As your personal Notre Dame fashion advisor, I’m telling you to reach into that corner and reclaim your fashion logic. Looking good and maintaining your sanity while you’re traveling is indeed possible, even with all the chaos that develops along the way. Steer clear of these airport fashion don’ts, and you’ll be well on your way to creating looks that fit your fashion wants and travel needs. 

What to avoid: 

Accessories – Jewelry and belts are so cute and on most occasions, I would say go for it, but not today. When traveling through security, just about anything can set a metal detector off resulting in a potential additional screening for you and delays for everyone else in line. Now don’t get me wrong, some accessories pass through the machine with no problem. If you know that certain pieces you have are safe, then wear away! However, if you’re unsure, then for the sake of time and convenience, I would advise that you pack them and wait until you get to your destination. If you really want to wear them, try packing them somewhere that’s easy to access and then putting them on on the other side of the security checkpoint. 
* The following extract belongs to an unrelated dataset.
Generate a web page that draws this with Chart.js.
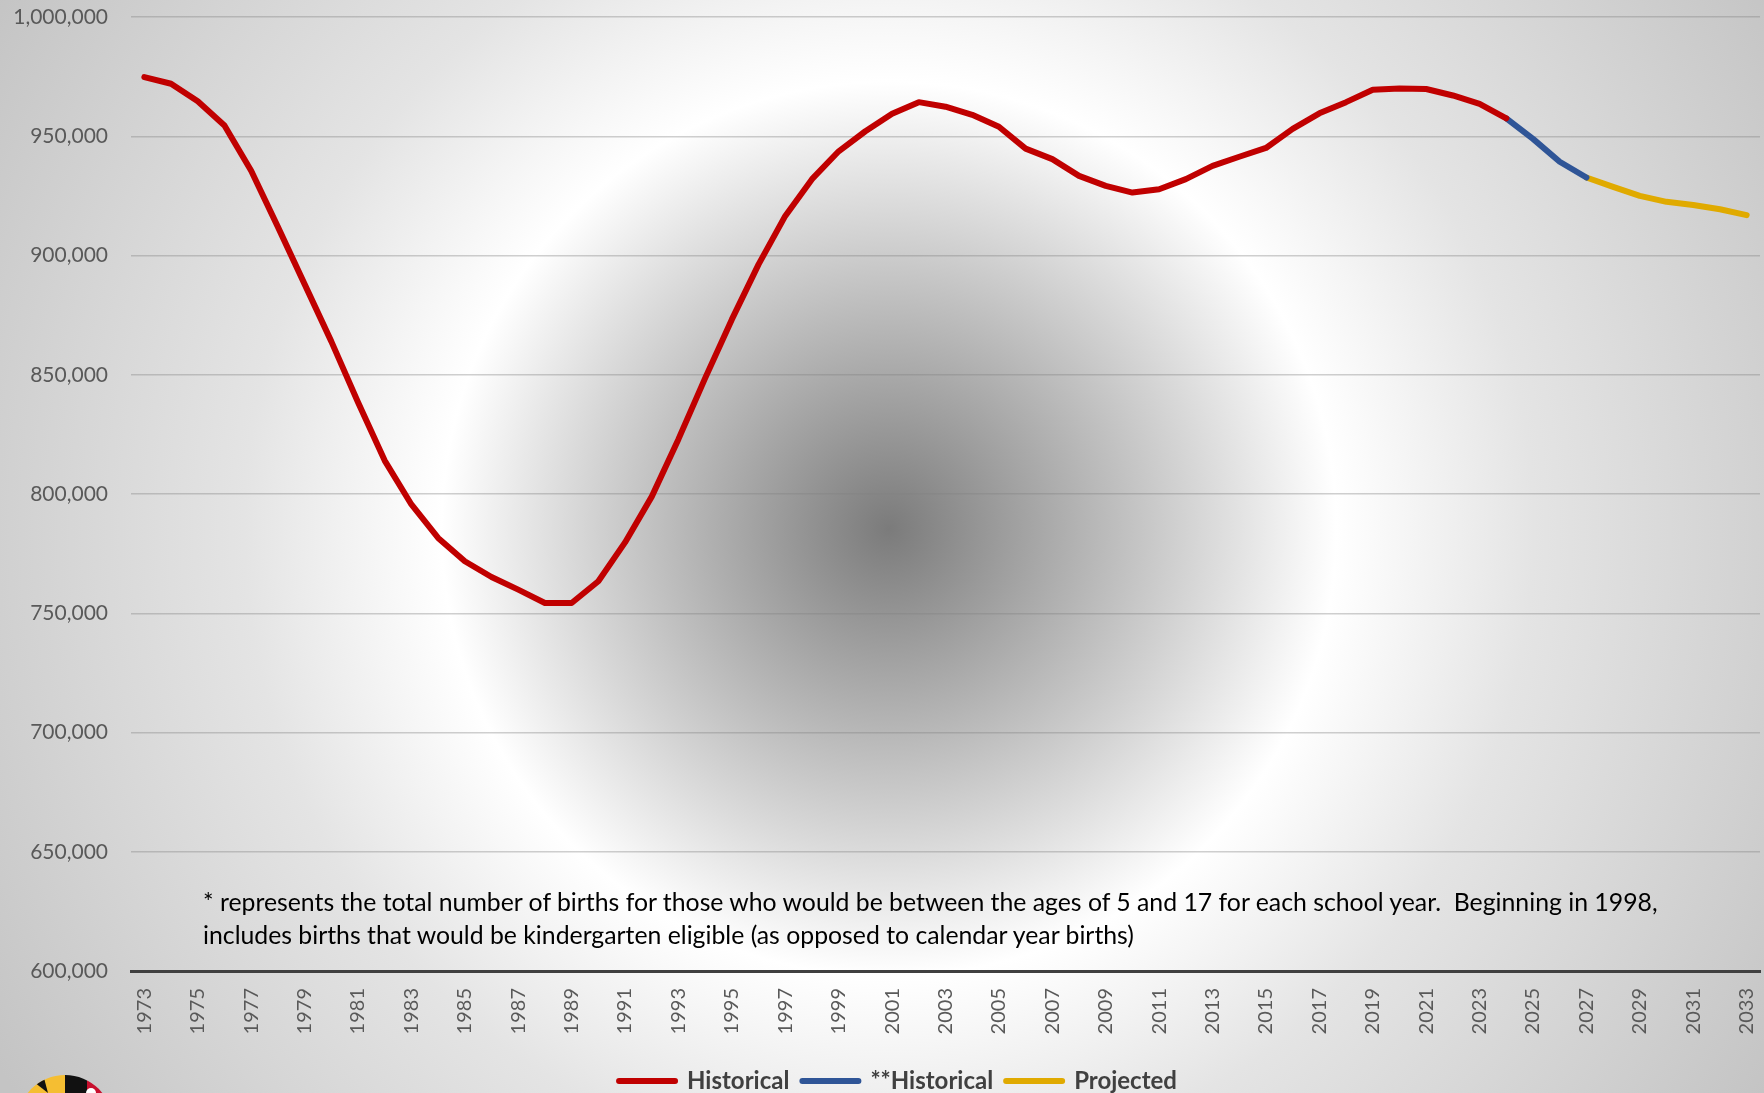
<!DOCTYPE html>
<html>
<head>
<meta charset="utf-8">
<title>Births</title>
<script src="https://cdn.jsdelivr.net/npm/chart.js@4.4.1/dist/chart.umd.min.js"></script>
<style>
    html, body { margin: 0; padding: 0; overflow: hidden; background: #d4d4d4; }
    #wrap { position: relative; width: 1764px; height: 1093px; }
    #births { position: absolute; left: 0; top: 0; }
    #note {
        position: absolute; left: 203px; top: 885px;
        font-family: Lato, sans-serif; font-size: 24.8px; line-height: 33px;
        color: #000; white-space: nowrap;
    }
</style>
</head>
<body>
<div id="wrap">
    <canvas id="births" width="1764" height="1103"></canvas>
    <div id="note">* represents the total number of births for those who would be between the ages of 5 and 17 for each school year.&nbsp; Beginning in 1998,<br>includes births that would be kindergarten eligible (as opposed to calendar year births)</div>
</div>
<script>
const years = [
    '1973', '1974', '1975', '1976', '1977', '1978', '1979', '1980', '1981', '1982',
    '1983', '1984', '1985', '1986', '1987', '1988', '1989', '1990', '1991', '1992',
    '1993', '1994', '1995', '1996', '1997', '1998', '1999', '2000', '2001', '2002',
    '2003', '2004', '2005', '2006', '2007', '2008', '2009', '2010', '2011', '2012',
    '2013', '2014', '2015', '2016', '2017', '2018', '2019', '2020', '2021', '2022',
    '2023', '2024', '2025', '2026', '2027', '2028', '2029', '2030', '2031', '2032',
    '2033'
];

// 1973 - 2024
const historical = [
    974800, 972000, 964700, 954500, 935500, 912000, 888000, 864000, 838500, 814000,
    795600, 781600, 771800, 765200, 759900, 754300, 754300, 763400, 779700, 798900,
    823000, 848600, 873200, 896300, 916600, 932000, 943700, 952100, 959400, 964300,
    962400, 959000, 954000, 944800, 940400, 933400, 929200, 926400, 927800, 932000,
    937600, 941400, 945100, 953100, 959600, 964300, 969500, 970000, 969800, 967100,
    963600, 957500
];

// 2024 - 2027
const historical2 = [957500, 948900, 939300, 932700];

// 2027 - 2033
const projected = [932700, 928800, 925000, 922500, 921200, 919400, 916900];

const yTicks = { min: 600000, max: 1000000, step: 50000 };

let birthsChart;

function placeSeries(values, firstYear) {
    const start = years.indexOf(firstYear);
    return years.map((y, i) => (i >= start && i < start + values.length) ? values[i - start] : null);
}

const backdrop = {
    id: 'backdrop',
    beforeDraw(chart) {
        const ctx = chart.ctx;
        const g = ctx.createRadialGradient(889, 529, 0, 889, 529, 1040);
        g.addColorStop(0, '#7b7b7b');
        g.addColorStop(0.43, '#ffffff');
        g.addColorStop(0.62, '#e4e4e4');
        g.addColorStop(1, '#c4c4c4');
        ctx.save();
        ctx.fillStyle = g;
        ctx.fillRect(0, 0, chart.width, chart.height);
        ctx.restore();
    }
};

// legend sits a bit right of the page centre in the original
const legendNudge = {
    id: 'legendNudge',
    afterLayout(chart) {
        chart.legend.left += 18;
        chart.legend.right += 18;
    }
};

// little state logo peeking in at the bottom left
const logo = {
    id: 'logo',
    afterDraw(chart) {
        const ctx = chart.ctx;
        ctx.save();
        ctx.beginPath();
        ctx.arc(65, 1123, 48, 0, Math.PI * 2);
        ctx.clip();
        ctx.fillStyle = '#f5be32';
        ctx.fillRect(17, 1075, 48, 60);
        ctx.fillStyle = '#111';
        ctx.fillRect(65, 1075, 22, 60);
        ctx.beginPath();
        ctx.moveTo(34, 1082); ctx.lineTo(44, 1078); ctx.lineTo(48, 1093); ctx.closePath();
        ctx.fill();
        ctx.fillStyle = '#c8102e';
        ctx.fillRect(87, 1075, 30, 60);
        ctx.fillStyle = '#fff';
        ctx.beginPath();
        ctx.arc(91, 1093, 5, 0, Math.PI * 2);
        ctx.fill();
        ctx.restore();
    }
};

function initializeChart() {
    const ctx = document.getElementById('births').getContext('2d');

    birthsChart = new Chart(ctx, {
        type: 'line',
        data: {
            labels: years,
            datasets: [{
                label: 'Historical',
                data: placeSeries(historical, '1973'),
                borderColor: '#c00000'
            }, {
                label: '**Historical',
                data: placeSeries(historical2, '2024'),
                borderColor: '#2f5597'
            }, {
                label: 'Projected',
                data: placeSeries(projected, '2027'),
                borderColor: '#e0aa00'
            }]
        },
        options: {
            responsive: false,
            animation: false,
            layout: { padding: { top: 17, right: 4, bottom: 0, left: 0 } },
            elements: {
                line: { borderWidth: 6, tension: 0, borderCapStyle: 'round', borderJoinStyle: 'round', fill: false },
                point: { radius: 0, hoverRadius: 0 }
            },
            plugins: {
                tooltip: { enabled: false },
                legend: {
                    position: 'bottom',
                    labels: {
                        usePointStyle: true,
                        pointStyleWidth: 56,
                        padding: 13,
                        color: '#404040',
                        font: { family: 'Lato', size: 24, weight: 'bold' },
                        generateLabels: chart => chart.data.datasets.map((ds, i) => ({
                            text: ds.label,
                            strokeStyle: ds.borderColor,
                            fillStyle: ds.borderColor,
                            fontColor: '#404040',
                            lineWidth: 6,
                            lineCap: 'round',
                            pointStyle: 'line',
                            hidden: false,
                            datasetIndex: i
                        }))
                    }
                }
            },
            scales: {
                x: {
                    offset: true,
                    grid: { display: false, drawTicks: false },
                    border: { color: '#404040', width: 3 },
                    ticks: {
                        autoSkip: false,
                        minRotation: 90,
                        maxRotation: 90,
                        padding: 17,
                        color: '#595959',
                        font: { family: 'Lato', size: 20 },
                        callback: (value, index) => index % 2 === 0 ? years[index] : ''
                    },
                    afterFit: scale => {
                        scale.height = 85;
                        scale.paddingLeft = 0;
                        scale.paddingRight = 0;
                    }
                },
                y: {
                    min: yTicks.min,
                    max: yTicks.max,
                    grid: { color: 'rgba(128, 128, 128, 0.38)', lineWidth: 1.5, drawTicks: false },
                    border: { display: false },
                    ticks: {
                        stepSize: yTicks.step,
                        padding: 23,
                        color: '#595959',
                        font: { family: 'Lato', size: 21 },
                        callback: v => v.toLocaleString('en-US')
                    },
                    afterFit: scale => {
                        scale.width = 131;
                        scale.paddingTop = 0;
                        scale.paddingBottom = 0;
                    }
                }
            }
        },
        plugins: [backdrop, legendNudge, logo]
    });
}

window.onload = () => {
    initializeChart();
};
</script>
</body>
</html>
Shoes that are hard to remove — Let’s be honest: If you’re choosing between two security lines, one with a family of five children and another with a group of businessmen, then choosing line number two is a no-brainer. Why is that? Well, because businessmen appear simple and efficient, and children fall on the ground and throw endless hissy fits. We all want to move through security as quickly as possible and with the least amount of trouble. Although this seems obvious, what oftentimes is not is the concept of wearing simple shoes. You may have 90 percent of the security equation down (laptop out, jacket off and all), but the minute you bend down to unlace that pair of Doc Marten high tops, you’re going to realize that you’ve just tacked five to 10 minutes on to your routine. This struggle will result in rushing, and you’ll come out on the other side with a broken nail and your sweatshirt on backwards. Yikes! Try shoes that are easy to slide on and off like flats, zip or slide-on boots, or loose sneakers.  

Shoes that are worn without socks – Yes, I did state that keeping it simple is the way to go. However, be forewarned that when you get to the security checkpoint, taking off your shoes is mandatory. In other words, walking on the floor with no shoes on is mandatory. Walking on the same floor that thousands of different people walk on everyday, shoes or not, is mandatory. Choosing a shoe that you don’t wear socks with will leave you in germ-paradise and susceptible to all kinds of foot problems. I haven’t looked into the horror stories, but I know they’re out there, and you don’t want to be one of them. Steer clear of sandals, and if you want to wear flats or low-top sneakers then try footie socks. This goes out to you boys as well! I don’t want to hear your excuses, they sell a unisex pair at Nike, and your clean feet will thank you. 

Hair Accessories – Now here’s something that you may not have considered. As of late, airport security has been cracking down on various types of hair accessories. Reports of hairpins, bands, and clips setting off the machine have been growing more and more common. I myself heard a TSA security agent tell a girl that she had to be screened separately for wearing clip-in extensions, and I was mortified for her. False hair and pinned up-do’s may be totally cute, but they’re no longer a smart choice for airport travel. Try looks that require fewer hair accessories, and headbands and hair ties with no metal connectors.

Too many hard-to-remove layers – Tank tops, t-shirts, sweaters, vests, sweatshirts and jackets galore! Boxers, spandex, shorts, sweats, tights, pants, and more! I’m warning you now that if you’re wearing more than two items from either of these lists, then your time at the airport will be nowhere near as enjoyable as it was for you to read that little jingle. Sometimes if you’re lucky, you’ll run into a lenient TSA agent who will let you through, wearing a light sweater. More likely, chances are that you’ll have to take off everything except for your shirt and any extra bottom layers. My advice would be to wear one layer, covered by a zip-up sweater, jacket or sweatshirt of some sort. Unzipping will be easy enough and you won’t find yourself lugging 10 pounds of clothing to the nearest bench when you emerge on the other end.